Terra Magazine
A Lei Cidade Limpa obriga os estabelecimentos comerciais e de serviços de São Paulo a redimensionar placas e letreiros das fachadas dos edifícios. A aplicação da lei vai revelar uma das faces da metrópole. Alguns letreiros e placas são tão grandes que o morador da cidade vê a publicidade e o nome de uma empresa onde deveria ver uma forma arquitetônica, com sua textura e cor.
A mudança da aparência já é alguma coisa. São Paulo se esconde nessas placas, algumas mais horrorosas do que as fachadas sem traço de arquiteto. Como nada mais me choca neste planeta que nos tocou morar, não fiquei surpreso com as declarações de um "arquiteto de fachadas". Fachadas de banco. Numa matéria do Estadão (03/04/2007, p. C8), esse arquiteto mencionou um livro de arquitetura comercial - "Aprendendo com Las Vegas" - e fez uma premonição estarrecedora:
"Há dois tipos de arquitetura comercial: a que aposta nos luminosos, decorando o imóvel como se fosse um bolo, e a que o autor (Robert Ventura) chama de duck (pato), em referência a um restaurante que vende pato e o prédio tem o formato da ave.
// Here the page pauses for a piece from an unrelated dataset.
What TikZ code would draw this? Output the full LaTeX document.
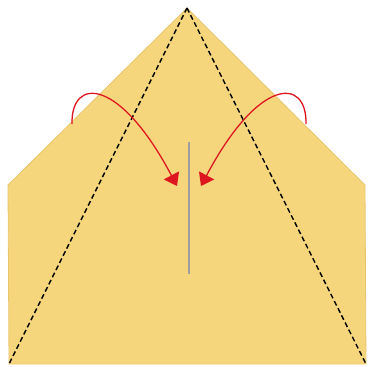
\documentclass[tikz,border=0pt]{standalone}
\usetikzlibrary{arrows.meta}
\definecolor{paper}{RGB}{245,214,124}
\definecolor{foldred}{RGB}{221,22,32}
\tikzset{
  fold/.style={dash pattern=on 5pt off 3pt,line width=1.4pt},
  turn/.style={foldred,line width=1.3pt,-{Triangle[length=12pt,width=17pt]}},
}
\begin{document}
\begin{tikzpicture}[x=1pt,y=-1pt]
  \useasboundingbox (0,0) rectangle (370,367);
  \coordinate (top) at (187,8);
  \coordinate (ls) at (8,185);
  \coordinate (rs) at (365,185);
  \coordinate (bl) at (9,364);
  \coordinate (br) at (366,364);
  \fill[paper,draw=paper!80!brown,line width=0.8pt] (top)--(rs)--(br)--(bl)--(ls)--cycle;
  \draw[fold] (top)--(bl);
  \draw[fold] (top)--(br);
  % crease line in the middle
  \coordinate (c1) at (189,142);
  \coordinate (c2) at (189,274);
  \draw[gray!75,line width=1.3pt] (c1)--(c2);
  % fold arrows
  \coordinate (a1) at (72,124);
  \coordinate (a2) at (177,186);
  \draw[turn] (a1) .. controls (71,76) and (120,78) .. (a2);
  \coordinate (b1) at (306,124);
  \coordinate (b2) at (201,186);
  \draw[turn] (b1) .. controls (307,76) and (258,78) .. (b2);
\end{tikzpicture}
\end{document}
Não que isso seja bonito, mas é um exemplo da arquitetura significativa. Penso que a cidade deverá recorrer ao duck".
Ao ler essa declaração, confesso que fiquei um pouco deprimido. Se for assim, prefiro São Paulo dark ou cinzenta a uma metrópole-pato. Quer dizer que teremos edifícios imitando perus, automóveis, hortaliças, macarrão, relógios, sapatos e pudins? A mercadoria tornou-se um fetiche tão poderoso que deverá transformar nossa arquitetura num mostruário horrivelmente kitsch? Ou seria um "monstruário" urbano?
Quando eu era estudante da FAU-USP, não aprendia com Las Vegas, e sim com os grandes arquitetos brasileiros e estrangeiros. Será que os projetos de Oscar Niemeyer, Joaquim Guedes, Vilanova Artigas, Severiano Porto, Paulo Mendes da Rocha, Ruy Ohtake, João Filgueiras Lima (Lelé) e tantos outros, vivos e mortos, famosos e desconhecidos, não podem inspirar grandes projetos de arquitetura? Todos eles fizeram projetos de arquitetura comercial, e nenhum recorreu a esse conceito fácil e vazio de "arquitetura significativa", que mais parece um mimetismo hiper-realista e grotesco entre a mercadoria e o edifício destinado a vendê-la.
A arquitetura é uma linguagem muito mais complexa que a mera imitação ou transposição de um "conceito". Um bom projeto depende do tipo de função a que se destina, da geografia e do clima do lugar, da paisagem do entorno, dos parâmetros técnicos e econômicos. Ou seja, depende de uma cultura, de uma tradição histórico-cultural das pessoas que vão morar ou trabalhar no edifício a ser construído. A opção plástica e formal do projeto surge a partir de um estudo exaustivo da cultura do lugar em que a obra será edificada.
Quanto ao pato, prefiro a tradicional iguaria francesa: canard à l'orange. Ou o magnífico pato ao molho de tucupi, que os leitores podem saborear nos bons restaurantes de Belém, esta bela cidade da Amazônia que, felizmente, está longe de aprender com Las Vegas.
Milton Hatoum é escritor, autor dos romances Dois Irmãos, Relato de um Certo Oriente e Cinzas do Norte.